_Given information_.
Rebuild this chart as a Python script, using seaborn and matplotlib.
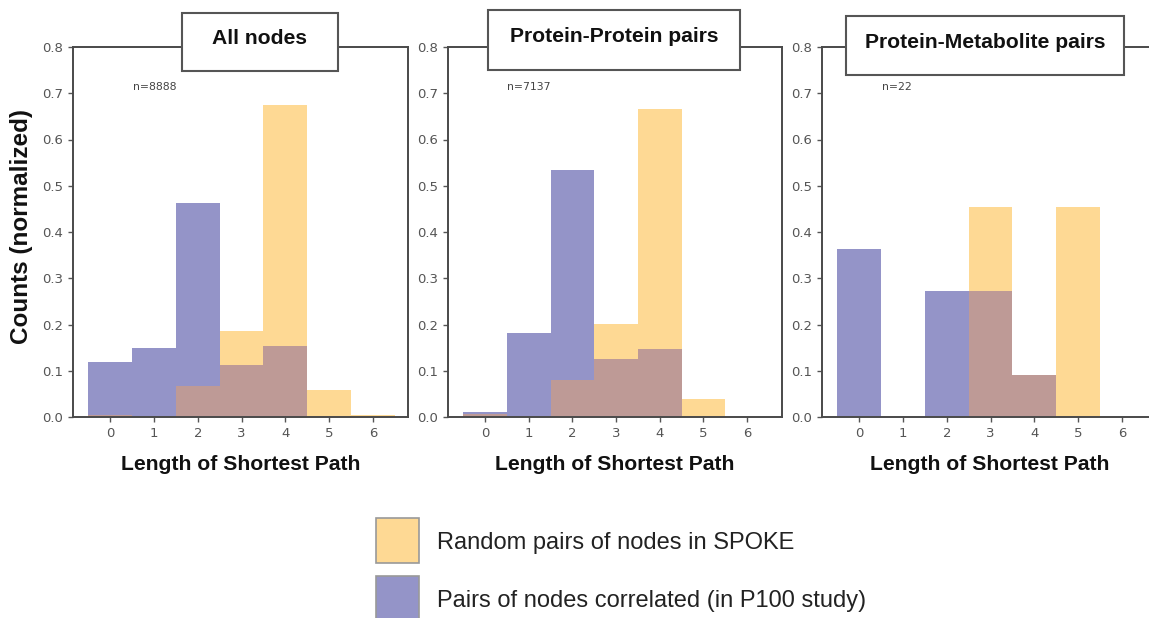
import numpy as np
import pandas as pd
import matplotlib
matplotlib.use("Agg")
import matplotlib.pyplot as plt
from matplotlib.patches import Rectangle
import seaborn as sns

# ---- data ----
path_lengths = [0, 1, 2, 3, 4, 5, 6]
panel_titles = ["All nodes", "Protein-Protein pairs", "Protein-Metabolite pairs"]
panel_n = ["n=8888", "n=7137", "n=22"]

random_all = [0.005, 0.0, 0.067, 0.187, 0.675, 0.059, 0.005]
corr_all = [0.119, 0.149, 0.463, 0.113, 0.154, 0.0, 0.0]

random_pp = [0.0065, 0.0, 0.081, 0.202, 0.667, 0.040, 0.0]
corr_pp = [0.011, 0.182, 0.534, 0.126, 0.146, 0.0, 0.0]

random_pm = [0.0, 0.0, 0.0, 0.455, 0.091, 0.455, 0.0]
corr_pm = [0.364, 0.0, 0.273, 0.273, 0.091, 0.0, 0.0]

yticks = [0.0, 0.1, 0.2, 0.3, 0.4, 0.5, 0.6, 0.7, 0.8]
legend_labels = ["Random pairs of nodes in SPOKE",
                 "Pairs of nodes correlated (in P100 study)"]

YELLOW = "#FED994"
PURPLE = "#9494C8"
BROWN = "#BE9A96"

sns.set_style("ticks")
plt.rcParams["font.family"] = ["DejaVu Sans"]

W, H = 1149, 618
fig = plt.figure(figsize=(W / 100, H / 100), dpi=100)

def fx(px):
    return px / W

def fy(py):
    return 1 - py / H

axes_px = [(73, 408), (448, 782), (822, 1157)]
top_px, bot_px = 47, 417
boxes_px = [(182, 13, 338, 71), (488, 10, 740, 70), (846, 16, 1124, 75)]
n_px = [133, 507, 882]

data = [(random_all, corr_all), (random_pp, corr_pp), (random_pm, corr_pm)]

for i, ((l, r), (rnd, cor)) in enumerate(zip(axes_px, data)):
    ax = fig.add_axes([fx(l), fy(bot_px), (r - l) / W, (bot_px - top_px) / H])
    df = pd.DataFrame({"length": path_lengths, "random": rnd, "corr": cor})
    df["overlap"] = np.minimum(df["random"], df["corr"])
    for col, c in [("random", YELLOW), ("corr", PURPLE), ("overlap", BROWN)]:
        sns.histplot(data=df, x="length", weights=col, discrete=True, shrink=1,
                     color=c, alpha=1, linewidth=0, edgecolor=c, ax=ax)
    ax.set_xlim(-0.85, 6.8)
    ax.set_ylim(0, 0.8)
    ax.set_xticks(path_lengths)
    ax.set_yticks(yticks)
    ax.set_yticklabels([f"{v:.1f}" for v in yticks])
    ax.tick_params(axis="both", labelsize=9.5, colors="#555555", length=3.5, width=1)
    for s in ax.spines.values():
        s.set_color("#4a4a4a")
        s.set_linewidth(1.4)
    ax.set_ylabel("")
    ax.set_xlabel("Length of Shortest Path", fontsize=15.2, fontweight="bold",
                  family="Liberation Sans", color="#111111", labelpad=11)
    ax.text(fx(n_px[i]), fy(87), panel_n[i], transform=fig.transFigure,
            fontsize=7.8, color="#444444", va="center", ha="left")
    bx0, by0, bx1, by1 = boxes_px[i]
    fig.patches.append(Rectangle((fx(bx0), fy(by1)), (bx1 - bx0) / W, (by1 - by0) / H,
                                 transform=fig.transFigure, facecolor="white",
                                 edgecolor="#555555", linewidth=1.5, zorder=5))
    fig.text(fx((bx0 + bx1) / 2), fy((by0 + by1) / 2 - 3), panel_titles[i],
             fontsize=15.2, fontweight="bold", family="Liberation Sans",
             ha="center", va="center", color="#111111", zorder=6)

fig.text(fx(22), fy(227), "Counts (normalized)", rotation=90, fontsize=17.5,
         fontweight="bold", family="Liberation Sans", ha="center", va="center",
         color="#111111")

# legend
for j, (lab, c) in enumerate(zip(legend_labels, [YELLOW, PURPLE])):
    y0 = 518 + j * 58
    fig.patches.append(Rectangle((fx(376), fy(y0 + 45)), 43 / W, 45 / H,
                                 transform=fig.transFigure, facecolor=c,
                                 edgecolor="#999999", linewidth=1.2))
    fig.text(fx(437), fy(y0 + 25), lab, fontsize=17, family="Liberation Sans",
             ha="left", va="center", color="#222222")

fig.savefig("out.png", dpi=100)
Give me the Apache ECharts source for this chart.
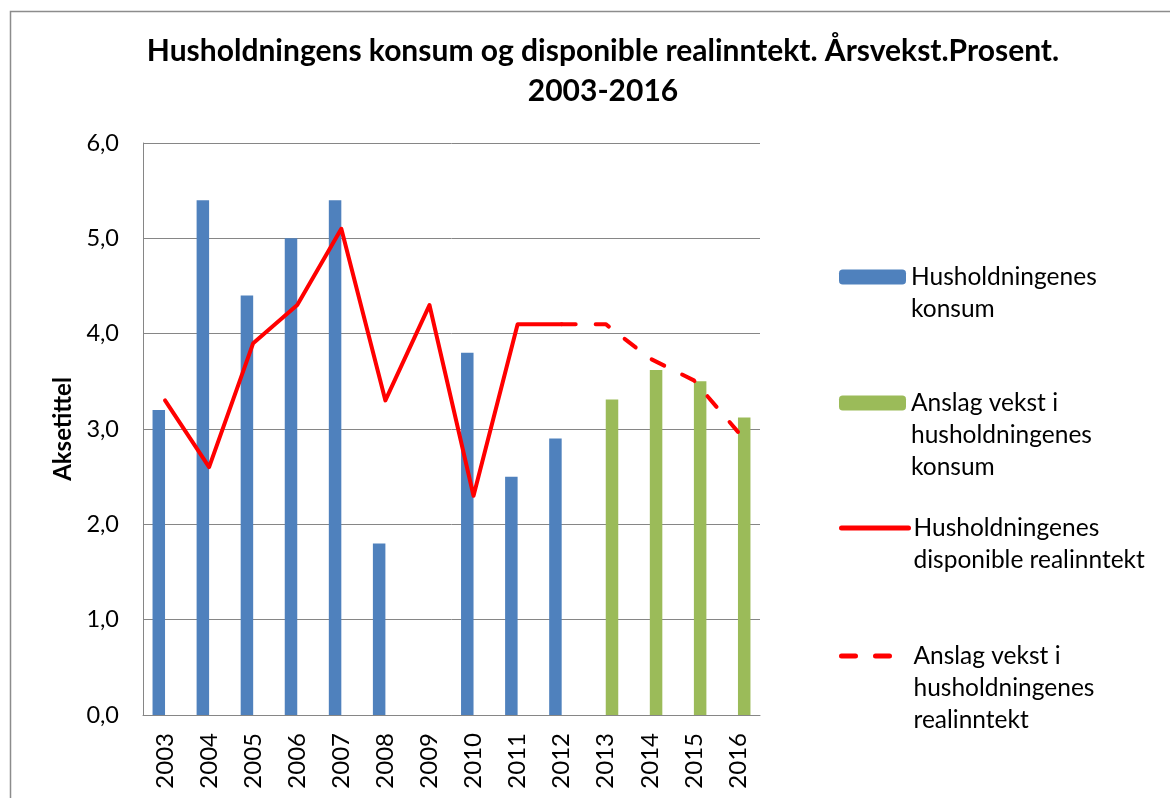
<!DOCTYPE html>
<html>
<head>
<meta charset="utf-8">
<script src="https://cdn.jsdelivr.net/npm/echarts@6/dist/echarts.min.js"></script>
<style>
html,body{margin:0;padding:0;background:#fff;}
#chart{width:1170px;height:798px;}
</style>
</head>
<body>
<div id="chart"></div>
<script>
const years = ['2003','2004','2005','2006','2007','2008','2009','2010','2011','2012','2013','2014','2015','2016'];
const konsum = [3.2, 5.4, 4.4, 5.0, 5.4, 1.8, 0, 3.8, 2.5, 2.9, null, null, null, null];
const anslagKonsum = [null, null, null, null, null, null, null, null, null, null, 3.31, 3.62, 3.5, 3.12];
const realinntekt = [3.3, 2.6, 3.9, 4.3, 5.1, 3.3, 4.3, 2.3, 4.1, 4.1, null, null, null, null];
const anslagRealinntekt = [null, null, null, null, null, null, null, null, null, 4.1, 4.1, 3.74, 3.51, 2.97];
const yMin = 0, yMax = 6, yStep = 1;

const names = [
  'Husholdningenes\nkonsum',
  'Anslag vekst i\nhusholdningenes\nkonsum',
  'Husholdningenes\ndisponible realinntekt',
  'Anslag vekst i\nhusholdningenes\nrealinntekt'
];
const titleText = 'Husholdningens konsum og disponible realinntekt. Årsvekst.Prosent.\n2003-2016';
const yAxisTitle = 'Aksetittel';

const FONT = 'Lato, "Liberation Sans", sans-serif';
const chart = echarts.init(document.getElementById('chart'));

function mkLegend(name, top, pad, isLine) {
  const l = {
    show: true,
    left: 839,
    top: top,
    padding: 0,
    itemWidth: 67,
    itemHeight: 15,
    itemGap: 0,
    data: [name],
    selectedMode: false,
    formatter: function (n) { return '\n'.repeat(pad) + n; },
    textStyle: { fontFamily: FONT, fontSize: 24.5, lineHeight: 32, color: '#000' }
  };
  if (isLine) {
    l.itemStyle = { opacity: 0 };
    l.lineStyle = { width: 5 };
  }
  return l;
}

chart.setOption({
  animation: false,
  backgroundColor: '#fff',
  title: {
    text: titleText,
    left: 598,
    textAlign: 'center',
    top: 26,
    textStyle: { fontFamily: FONT, fontSize: 30, fontWeight: 'bold', lineHeight: 40, color: '#000' }
  },
  graphic: [{
    type: 'rect',
    shape: { x: 10.5, y: 11.5, width: 1300, height: 900 },
    style: { fill: null, stroke: '#8c8c8c', lineWidth: 1.5 },
    silent: true
  }],
  legend: [
    mkLegend(names[0], 229, 1, false),
    mkLegend(names[1], 323, 2, false),
    mkLegend(names[2], 480, 1, true),
    mkLegend(names[3], 576, 2, true)
  ],
  grid: { left: 143, top: 143, right: 410, bottom: 83, containLabel: false },
  xAxis: {
    type: 'category',
    data: years,
    boundaryGap: true,
    axisLine: { lineStyle: { color: '#868686', width: 1 } },
    axisTick: { show: false },
    axisLabel: { rotate: 90, margin: 18, fontFamily: FONT, fontSize: 24, color: '#000', interval: 0 }
  },
  yAxis: {
    type: 'value',
    min: yMin, max: yMax, interval: yStep,
    name: yAxisTitle,
    nameLocation: 'middle',
    nameRotate: 90,
    nameGap: 68,
    nameTextStyle: { fontFamily: FONT, fontSize: 24, fontWeight: 'bold', color: '#000' },
    axisLine: { show: true, lineStyle: { color: '#868686', width: 1 } },
    axisTick: { show: false },
    splitLine: { lineStyle: { color: '#868686', width: 1 } },
    axisLabel: {
      margin: 24, fontFamily: FONT, fontSize: 23.5, color: '#000',
      formatter: function (v) { return v.toFixed(1).replace('.', ','); }
    }
  },
  series: [
    { name: names[0], type: 'bar', data: konsum, barWidth: 12.5, barGap: '0%', itemStyle: { color: '#4F81BD' } },
    { name: names[1], type: 'bar', data: anslagKonsum, barWidth: 12.5, barGap: '0%', itemStyle: { color: '#9BBB59' } },
    { name: names[2], type: 'line', data: realinntekt, symbol: 'none', z: 5,
      lineStyle: { color: '#FF0000', width: 4, join: 'round', cap: 'round' }, itemStyle: { color: '#FF0000' } },
    { name: names[3], type: 'line', data: anslagRealinntekt, symbol: 'none', z: 5,
      lineStyle: { color: '#FF0000', width: 4, type: [14, 20], cap: 'round', join: 'round' }, itemStyle: { color: '#FF0000' } }
  ]
});
</script>
</body>
</html>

_Work required_.
Search the entries for the word "script" and gather every line where it appears.

_Written solution_.
Rebuild this chart as a Python script, using seaborn and matplotlib.
<script src="https://cdn.jsdelivr.net/npm/echarts@6/dist/echarts.min.js"></script>
<script>
</script>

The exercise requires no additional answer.